The first object 'of the College is stated to be­ "To promote the advanced study by working men and women of subjects of knowledge, not directly connected with or applied to any handicraft, trade, or business". Clearly, then, music is a most appropriate subject, and it must have been those brave words, "advanced study," which stiffened the back of Mr. Holst when he took the burden of Morley's music upon his shoulders thirteen years ago and firmly declined to pander to the then existing taste. At any rate, the constitution of the College was on his side from the very first, and now that he has won the proper place for music, there is ungrudging recognition of its value to the student community.

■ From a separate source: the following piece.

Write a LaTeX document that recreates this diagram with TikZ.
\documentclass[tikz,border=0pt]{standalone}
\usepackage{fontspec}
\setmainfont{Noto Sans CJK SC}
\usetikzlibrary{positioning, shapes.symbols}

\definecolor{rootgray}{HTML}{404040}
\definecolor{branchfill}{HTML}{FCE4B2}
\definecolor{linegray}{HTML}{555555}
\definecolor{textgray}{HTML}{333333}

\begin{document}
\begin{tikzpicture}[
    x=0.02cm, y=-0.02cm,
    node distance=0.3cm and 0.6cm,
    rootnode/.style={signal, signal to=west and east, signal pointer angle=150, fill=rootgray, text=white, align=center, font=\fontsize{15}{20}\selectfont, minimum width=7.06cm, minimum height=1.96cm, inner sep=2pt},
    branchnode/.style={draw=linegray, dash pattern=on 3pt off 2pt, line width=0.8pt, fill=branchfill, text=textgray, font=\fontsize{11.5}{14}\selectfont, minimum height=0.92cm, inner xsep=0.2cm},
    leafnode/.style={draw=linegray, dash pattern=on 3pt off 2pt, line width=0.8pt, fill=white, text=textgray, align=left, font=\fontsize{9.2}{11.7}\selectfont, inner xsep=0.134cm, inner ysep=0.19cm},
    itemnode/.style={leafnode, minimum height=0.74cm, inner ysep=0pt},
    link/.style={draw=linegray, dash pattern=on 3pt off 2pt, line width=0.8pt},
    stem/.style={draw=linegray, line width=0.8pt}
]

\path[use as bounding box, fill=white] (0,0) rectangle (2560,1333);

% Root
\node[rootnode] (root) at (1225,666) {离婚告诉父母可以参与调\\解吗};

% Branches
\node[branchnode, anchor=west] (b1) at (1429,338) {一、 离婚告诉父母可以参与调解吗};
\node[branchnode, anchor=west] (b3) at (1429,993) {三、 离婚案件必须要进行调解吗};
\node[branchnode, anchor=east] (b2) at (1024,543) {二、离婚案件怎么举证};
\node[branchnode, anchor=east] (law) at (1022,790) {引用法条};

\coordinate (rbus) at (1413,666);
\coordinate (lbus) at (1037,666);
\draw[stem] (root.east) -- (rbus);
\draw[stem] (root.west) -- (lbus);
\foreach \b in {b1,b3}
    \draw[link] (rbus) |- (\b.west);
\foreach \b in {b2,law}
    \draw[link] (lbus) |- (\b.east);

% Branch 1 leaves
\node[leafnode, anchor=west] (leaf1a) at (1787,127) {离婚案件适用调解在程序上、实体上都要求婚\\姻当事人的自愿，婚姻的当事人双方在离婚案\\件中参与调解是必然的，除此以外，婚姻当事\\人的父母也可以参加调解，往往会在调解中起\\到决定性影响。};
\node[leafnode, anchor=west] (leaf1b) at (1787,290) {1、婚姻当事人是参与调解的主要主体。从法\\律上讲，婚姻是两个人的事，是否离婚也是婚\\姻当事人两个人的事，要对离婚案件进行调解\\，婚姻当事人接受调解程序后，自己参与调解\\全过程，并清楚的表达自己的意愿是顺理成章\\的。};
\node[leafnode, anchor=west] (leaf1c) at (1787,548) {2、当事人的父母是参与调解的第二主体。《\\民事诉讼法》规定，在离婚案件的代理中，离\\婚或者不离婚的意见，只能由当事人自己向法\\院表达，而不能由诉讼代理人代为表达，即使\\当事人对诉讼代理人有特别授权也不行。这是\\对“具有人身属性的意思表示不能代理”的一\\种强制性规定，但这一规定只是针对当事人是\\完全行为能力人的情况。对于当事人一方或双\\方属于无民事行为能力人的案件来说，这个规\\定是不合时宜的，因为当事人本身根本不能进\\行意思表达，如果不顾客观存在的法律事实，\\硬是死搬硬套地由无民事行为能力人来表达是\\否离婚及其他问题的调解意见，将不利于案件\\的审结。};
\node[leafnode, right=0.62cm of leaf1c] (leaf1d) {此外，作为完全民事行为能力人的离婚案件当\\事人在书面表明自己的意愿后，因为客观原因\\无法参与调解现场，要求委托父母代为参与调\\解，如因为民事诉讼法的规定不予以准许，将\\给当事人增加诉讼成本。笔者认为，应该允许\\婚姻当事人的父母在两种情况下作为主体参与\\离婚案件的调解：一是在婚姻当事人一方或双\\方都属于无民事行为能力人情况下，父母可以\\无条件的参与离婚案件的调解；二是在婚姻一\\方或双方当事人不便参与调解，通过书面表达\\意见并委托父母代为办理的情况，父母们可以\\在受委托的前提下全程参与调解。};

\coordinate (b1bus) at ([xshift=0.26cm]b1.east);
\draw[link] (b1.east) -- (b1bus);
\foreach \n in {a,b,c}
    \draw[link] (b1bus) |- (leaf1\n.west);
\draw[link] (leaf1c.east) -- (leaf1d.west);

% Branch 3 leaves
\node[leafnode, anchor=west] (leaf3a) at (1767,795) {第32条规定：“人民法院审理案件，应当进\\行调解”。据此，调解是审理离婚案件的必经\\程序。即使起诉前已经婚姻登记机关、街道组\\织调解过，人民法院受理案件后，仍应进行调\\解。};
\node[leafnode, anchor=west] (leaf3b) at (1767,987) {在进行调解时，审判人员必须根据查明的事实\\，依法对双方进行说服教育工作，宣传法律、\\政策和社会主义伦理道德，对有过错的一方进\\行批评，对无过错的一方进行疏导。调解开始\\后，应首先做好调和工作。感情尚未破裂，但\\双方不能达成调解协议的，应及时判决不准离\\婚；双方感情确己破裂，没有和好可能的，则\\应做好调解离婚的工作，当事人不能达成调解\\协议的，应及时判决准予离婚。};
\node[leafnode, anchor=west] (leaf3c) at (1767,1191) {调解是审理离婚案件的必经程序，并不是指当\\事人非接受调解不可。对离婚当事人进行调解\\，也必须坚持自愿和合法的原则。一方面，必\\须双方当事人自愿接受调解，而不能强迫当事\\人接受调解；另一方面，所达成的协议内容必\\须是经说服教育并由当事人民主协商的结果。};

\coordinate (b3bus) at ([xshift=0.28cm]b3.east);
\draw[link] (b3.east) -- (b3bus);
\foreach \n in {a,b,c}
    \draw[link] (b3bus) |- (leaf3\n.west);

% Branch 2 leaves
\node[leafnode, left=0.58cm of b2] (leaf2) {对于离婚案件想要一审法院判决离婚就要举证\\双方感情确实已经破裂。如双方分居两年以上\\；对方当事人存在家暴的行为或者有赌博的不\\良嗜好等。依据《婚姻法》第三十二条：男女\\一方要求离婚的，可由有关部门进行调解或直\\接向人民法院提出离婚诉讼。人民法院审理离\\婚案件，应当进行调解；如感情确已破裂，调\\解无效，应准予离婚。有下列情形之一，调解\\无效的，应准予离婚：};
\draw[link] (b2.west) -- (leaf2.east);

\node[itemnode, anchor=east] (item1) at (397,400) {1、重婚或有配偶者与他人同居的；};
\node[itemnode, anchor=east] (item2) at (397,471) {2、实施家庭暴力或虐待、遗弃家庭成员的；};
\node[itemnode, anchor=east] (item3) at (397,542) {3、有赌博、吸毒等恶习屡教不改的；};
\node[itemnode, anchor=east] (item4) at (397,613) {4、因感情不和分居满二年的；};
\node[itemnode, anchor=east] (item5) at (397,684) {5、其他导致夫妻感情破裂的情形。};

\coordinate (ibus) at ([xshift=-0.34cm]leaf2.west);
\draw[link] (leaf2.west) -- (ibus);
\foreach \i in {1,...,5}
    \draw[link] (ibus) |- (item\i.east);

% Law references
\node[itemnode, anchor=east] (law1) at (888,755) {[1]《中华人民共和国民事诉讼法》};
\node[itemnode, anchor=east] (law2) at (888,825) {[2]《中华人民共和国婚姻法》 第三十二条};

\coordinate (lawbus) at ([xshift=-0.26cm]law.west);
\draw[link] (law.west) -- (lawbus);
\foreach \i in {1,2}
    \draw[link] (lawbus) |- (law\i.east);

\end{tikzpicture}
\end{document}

Turning over some recent reports I lighted upon records of music studied and performed. They included Handel's Acis and Galatea, Beethoven's Second Symphony, Mendelssohn's Hebrides, Bach's Magnificat, parts of Purcell's Fairy Queen, and his Dido and Aeneas, the overture to The Magic Flute, Schubert's Rosamunde Music, a movement of a Schumann Symphony, one or two Haydn symphonies, a Mozart symphony, Dvorak's Mass in D, and many other works of foremost value. Then I read of the disorganisation of the War period, when first the teacher of the Elementary Harmony and Singing Classes, Mr. Cecil Coles, joined the Queen Victoria's Rifles, and subsequently Mr. Holst himself went off to Greece as musical organiser of the Y.M.C.A in our camps there, upon which Dr. R. R. Terry came to the rescue of his Morley students.

An interesting paragraph ran as follows:-" The music students had for some time past asked whether they might study some of Mr. Holst's compositions. At last their request was granted, and he gave them some of his most difficult work to study-the Choral Hymns from the Rig Veda. As in the course of things, the choir asked the meaning of 'Rig Veda,' Mr. Holst arranged that Dr. Mabel Bode should come and talk to the music students at their usual social gathering. A most inspiring lecture was given, followed by a performance of the very difficult songs, which were sung again with the greatest success at the June concert”. “Advanced study,” indeed, and intelligent study, moreover.